Democratic reforms undertaken by the military-backed government are “fragile and reversible,” and the treatment of ethnic minorities is “reprehensible,” Kurt Campbell, assistant secretary of state for East Asian and Pacific affairs, told the House Foreign Affairs subcommittee on Asia and the Pacific. “There is no intention to lift sanctions.”

“In certain areas, we will seek to ease sanctions by using executive authority, but we would intend to do that in close consultation with key players on Capitol Hill,” he added. “The kind of sanctions-easing we have in mind will actually assist reforms rather than undermine them.”

Mr. Campbell said there is a risk that a country like Myanmar, which has very little infrastructure, could get “overwhelmed by outside engagement.”

The Obama administration has identified making peace with ethnic militias as a key condition for lifting sanctions on Myanmar.

Myanmar’s government has signed cease-fire agreements with various ethnic rebel militias. However, its troops continue to fight rebels in the northern Kachin state, near the border with China.

Rep. Donald Manzullo, Illinois Republican and subcommittee chairman, questioned the Myanmar’s commitment to reform.

“The question that we face today is whether the activities of the past year represent real reform or modest window dressing,” said Mr. Manzullo. “Have our European and Asian allies gone too far by rushing headlong into suspending all sanctions and immediately boosting assistance?”
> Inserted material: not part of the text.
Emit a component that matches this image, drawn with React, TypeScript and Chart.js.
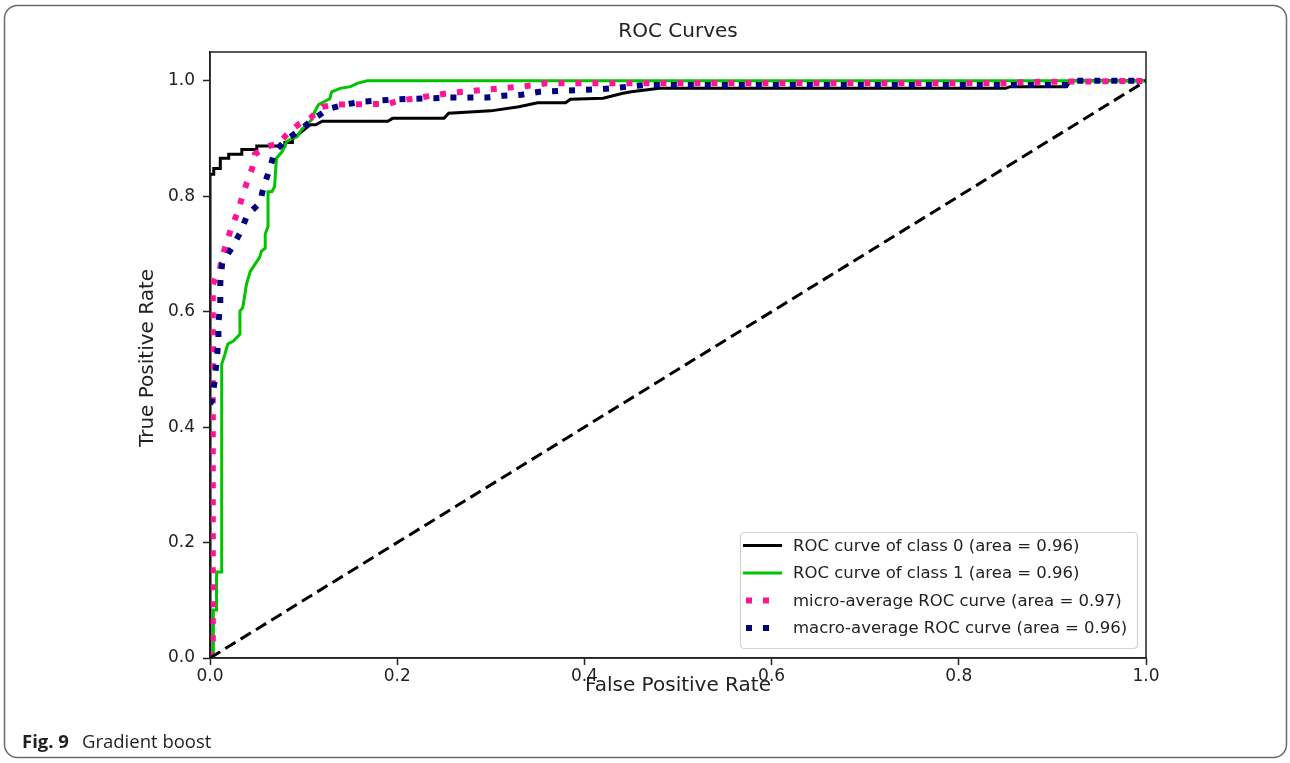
import React, { useEffect, useRef } from "react";
import { Chart, registerables } from "chart.js";

Chart.register(...registerables);

// ROC curve of class 0
const FPR_CLASS0 = [0, 0, 0.004, 0.004, 0.011, 0.011, 0.02, 0.02, 0.034, 0.034, 0.05, 0.05, 0.08, 0.08, 0.088, 0.088, 0.107, 0.113, 0.12, 0.19, 0.195, 0.25, 0.255, 0.3, 0.33, 0.35, 0.38, 0.385, 0.42, 0.44, 0.45, 0.48, 0.85, 0.855, 0.915, 0.92, 1];
const TPR_CLASS0 = [0, 0.838, 0.838, 0.848, 0.848, 0.866, 0.866, 0.873, 0.873, 0.881, 0.881, 0.887, 0.887, 0.893, 0.893, 0.899, 0.924, 0.924, 0.93, 0.93, 0.935, 0.935, 0.944, 0.948, 0.955, 0.962, 0.962, 0.968, 0.97, 0.978, 0.981, 0.987, 0.987, 0.99, 0.99, 1.0, 1.0];

// ROC curve of class 1
const FPR_CLASS1 = [0, 0.0036, 0.0036, 0.007, 0.007, 0.0125, 0.0125, 0.016, 0.019, 0.025, 0.032, 0.032, 0.035, 0.039, 0.043, 0.048, 0.053, 0.055, 0.059, 0.059, 0.062, 0.062, 0.066, 0.069, 0.071, 0.077, 0.082, 0.087, 0.093, 0.098, 0.103, 0.109, 0.112, 0.116, 0.128, 0.13, 0.139, 0.15, 0.158, 0.168, 1];
const TPR_CLASS1 = [0, 0, 0.083, 0.083, 0.149, 0.149, 0.509, 0.527, 0.544, 0.549, 0.561, 0.601, 0.607, 0.648, 0.67, 0.682, 0.694, 0.705, 0.71, 0.734, 0.748, 0.808, 0.808, 0.817, 0.866, 0.877, 0.895, 0.9, 0.903, 0.916, 0.924, 0.933, 0.947, 0.959, 0.969, 0.981, 0.987, 0.99, 0.996, 1.0, 1.0];

// micro-average ROC curve
const FPR_MICRO = [0, 0.003, 0.003, 0.01, 0.014, 0.023, 0.03, 0.034, 0.039, 0.045, 0.048, 0.06, 0.073, 0.085, 0.096, 0.107, 0.12, 0.135, 0.19, 0.2, 0.256, 0.31, 0.344, 0.36, 0.85, 0.87, 1];
const TPR_MICRO = [0, 0.03, 0.648, 0.67, 0.7, 0.747, 0.774, 0.797, 0.822, 0.848, 0.873, 0.886, 0.891, 0.912, 0.926, 0.935, 0.955, 0.959, 0.96, 0.965, 0.979, 0.987, 0.992, 0.996, 0.996, 0.998, 1.0];

// macro-average ROC curve
const FPR_MACRO = [0, 0.002, 0.005, 0.007, 0.009, 0.009, 0.011, 0.011, 0.013, 0.023, 0.032, 0.04, 0.053, 0.058, 0.064, 0.069, 0.082, 0.094, 0.11, 0.126, 0.144, 0.163, 0.2, 0.256, 0.295, 0.313, 0.333, 0.352, 0.41, 0.428, 0.447, 0.467, 0.92, 0.925, 1];
const TPR_MACRO = [0.44, 0.446, 0.48, 0.515, 0.549, 0.58, 0.615, 0.65, 0.684, 0.71, 0.736, 0.768, 0.788, 0.82, 0.848, 0.877, 0.899, 0.912, 0.933, 0.951, 0.959, 0.964, 0.968, 0.971, 0.971, 0.974, 0.976, 0.981, 0.985, 0.987, 0.99, 0.993, 0.993, 1.0, 1.0];

// chance diagonal
const DIAG_X = [0, 1];
const DIAG_Y = [0, 1];

const SERIES_LABELS = [
  "ROC curve of class 0 (area = 0.96)",
  "ROC curve of class 1 (area = 0.96)",
  "micro-average ROC curve (area = 0.97)",
  "macro-average ROC curve (area = 0.96)",
];

const X_TICKS = [0, 0.2, 0.4, 0.6, 0.8, 1.0];
const Y_TICKS = [0, 0.2, 0.4, 0.6, 0.8, 1.0];

const TITLE = "ROC Curves";
const X_LABEL = "False Positive Rate";
const Y_LABEL = "True Positive Rate";
const CAPTION_BOLD = "Fig. 9";
const CAPTION_TEXT = "Gradient boost";

const FONT = "'DejaVu Sans', sans-serif";
const INK = "#222222";

const pts = (xs: number[], ys: number[]) => xs.map((x, i) => ({ x, y: ys[i] }));

const decorations = {
  id: "decorations",
  beforeDraw(chart: any) {
    const { ctx, width, height } = chart;
    ctx.save();
    ctx.fillStyle = "#ffffff";
    ctx.fillRect(0, 0, width, height);
    ctx.restore();
  },
  afterDatasetsDraw(chart: any) {
    const { ctx, chartArea: a } = chart;
    ctx.save();
    ctx.strokeStyle = INK;
    ctx.lineWidth = 1.5;
    ctx.strokeRect(a.left, a.top, a.right - a.left, a.bottom - a.top);
    ctx.restore();
  },
  afterDraw(chart: any) {
    const { ctx, chartArea: a } = chart;
    ctx.save();

    // outer figure frame
    ctx.strokeStyle = "#6a6a6a";
    ctx.lineWidth = 1.5;
    ctx.beginPath();
    ctx.roundRect(4.5, 5.5, 1282, 752, 13);
    ctx.stroke();

    // title and axis labels
    ctx.fillStyle = INK;
    ctx.textAlign = "center";
    ctx.textBaseline = "middle";
    ctx.font = `20px ${FONT}`;
    const cx = (a.left + a.right) / 2;
    ctx.fillText(TITLE, cx, 32);
    ctx.fillText(X_LABEL, cx, 686);
    ctx.save();
    ctx.translate(148, (a.top + a.bottom) / 2 + 3);
    ctx.rotate(-Math.PI / 2);
    ctx.fillText(Y_LABEL, 0, 0);
    ctx.restore();

    // caption
    ctx.textAlign = "left";
    ctx.textBaseline = "alphabetic";
    ctx.fillStyle = "#231f20";
    ctx.font = "bold 18.5px 'Open Sans', sans-serif";
    ctx.fillText(CAPTION_BOLD, 22, 748);
    ctx.font = "18.5px 'Open Sans', sans-serif";
    ctx.fillText(CAPTION_TEXT, 82, 748);

    // legend
    const bx = a.right - 406;
    const by = a.bottom - 126;
    const bw = 397;
    const bh = 116;
    ctx.fillStyle = "rgba(255,255,255,0.85)";
    ctx.strokeStyle = "#d2d2d2";
    ctx.lineWidth = 1.2;
    ctx.beginPath();
    ctx.roundRect(bx + 0.5, by + 0.5, bw, bh, 4);
    ctx.fill();
    ctx.stroke();

    ctx.font = `16.5px ${FONT}`;
    ctx.textBaseline = "middle";
    const rowY = [13.5, 41, 68.5, 96];
    chart.data.datasets.forEach((ds: any, i: number) => {
      if (i >= SERIES_LABELS.length) return;
      const y = by + rowY[i];
      ctx.save();
      ctx.strokeStyle = ds.borderColor;
      ctx.lineWidth = ds.borderWidth;
      ctx.lineCap = "butt";
      const dash = ds.borderDash || [];
      ctx.setLineDash(dash);
      ctx.beginPath();
      if (dash.length) {
        ctx.moveTo(bx + 6, y);
        ctx.lineTo(bx + 40, y);
      } else {
        ctx.moveTo(bx + 3, y);
        ctx.lineTo(bx + 42, y);
      }
      ctx.stroke();
      ctx.restore();
      ctx.fillStyle = INK;
      ctx.fillText(ds.label, bx + 53, y + 1);
    });

    ctx.restore();
  },
};

export default function App() {
  const canvasRef = useRef<HTMLCanvasElement | null>(null);

  useEffect(() => {
    const canvas = canvasRef.current;
    if (!canvas) return;

    const tickFont = { family: FONT, size: 17 };

    const chart = new Chart(canvas, {
      type: "line",
      data: {
        datasets: [
          {
            label: SERIES_LABELS[0],
            data: pts(FPR_CLASS0, TPR_CLASS0),
            borderColor: "#000000",
            borderWidth: 3,
            pointRadius: 0,
            tension: 0,
            order: 5,
          },
          {
            label: SERIES_LABELS[1],
            data: pts(FPR_CLASS1, TPR_CLASS1),
            borderColor: "#00c400",
            borderWidth: 3,
            pointRadius: 0,
            tension: 0,
            order: 4,
          },
          {
            label: SERIES_LABELS[2],
            data: pts(FPR_MICRO, TPR_MICRO),
            borderColor: "#ff1493",
            borderWidth: 6,
            borderDash: [6, 11],
            borderCapStyle: "butt",
            pointRadius: 0,
            tension: 0,
            order: 3,
          },
          {
            label: SERIES_LABELS[3],
            data: pts(FPR_MACRO, TPR_MACRO),
            borderColor: "#000080",
            borderWidth: 6,
            borderDash: [6, 11],
            borderCapStyle: "butt",
            pointRadius: 0,
            tension: 0,
            order: 2,
          },
          {
            label: "",
            data: pts(DIAG_X, DIAG_Y),
            borderColor: "#000000",
            borderWidth: 3,
            borderDash: [12, 6],
            borderCapStyle: "butt",
            pointRadius: 0,
            tension: 0,
            order: 1,
          },
        ],
      },
      options: {
        responsive: false,
        animation: false,
        events: [],
        layout: { padding: { left: 0, top: 52, right: 144, bottom: 0 } },
        plugins: {
          legend: { display: false },
          title: { display: false },
          tooltip: { enabled: false },
        },
        scales: {
          x: {
            type: "linear",
            min: 0,
            max: 1,
            afterFit: (s: any) => {
              s.height = 105;
            },
            afterBuildTicks: (s: any) => {
              s.ticks = X_TICKS.map((v) => ({ value: v }));
            },
            ticks: {
              font: tickFont,
              color: INK,
              padding: 1,
              maxRotation: 0,
              callback: (v: any) => Number(v).toFixed(1),
            },
            grid: {
              drawOnChartArea: false,
              drawTicks: true,
              tickLength: 7,
              tickColor: INK,
              tickWidth: 1.5,
            },
            border: { display: true, color: INK, width: 1.5 },
          },
          y: {
            type: "linear",
            min: 0,
            max: 1.05,
            afterFit: (s: any) => {
              s.width = 210;
            },
            afterBuildTicks: (s: any) => {
              s.ticks = Y_TICKS.map((v) => ({ value: v }));
            },
            ticks: {
              font: tickFont,
              color: INK,
              padding: 8,
              callback: (v: any) => Number(v).toFixed(1),
            },
            grid: {
              drawOnChartArea: false,
              drawTicks: true,
              tickLength: 7,
              tickColor: INK,
              tickWidth: 1.5,
            },
            border: { display: true, color: INK, width: 1.5 },
          },
        },
      },
      plugins: [decorations],
    } as any);

    return () => chart.destroy();
  }, []);

  return (
    <div
      style={{
        position: "fixed",
        left: 0,
        top: 0,
        width: 1290,
        height: 763,
        background: "#ffffff",
      }}
    >
      <canvas ref={canvasRef} width={1290} height={763} />
    </div>
  );
}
Myanmar’s government has taken steps to relax media censorship and implement economic reforms.

Dramatic changes are taking place in Myanmar, but these are “fragile and reversible,” Mr. Campbell said. “We are at the very beginning stages of a process that will demand intense American engagement.”

For the first time in 20 years, Myanmar’s government allowed opposition leader and Nobel Peace laureate Aung San Suu Kyi to participate in parliamentary by-elections on April 1. Her National League for Democracy party won 43 of the 44 seats it contested.

The new parliament convened Monday, but Mrs. Suu Kyi and other members of her party were not present because they oppose wording in the parliamentary oath that commits them to “safeguard the constitution.”

The opposition wants to amend the constitution, which guarantees the military a quarter of the seats in the lower house of parliament and one-third in the upper house.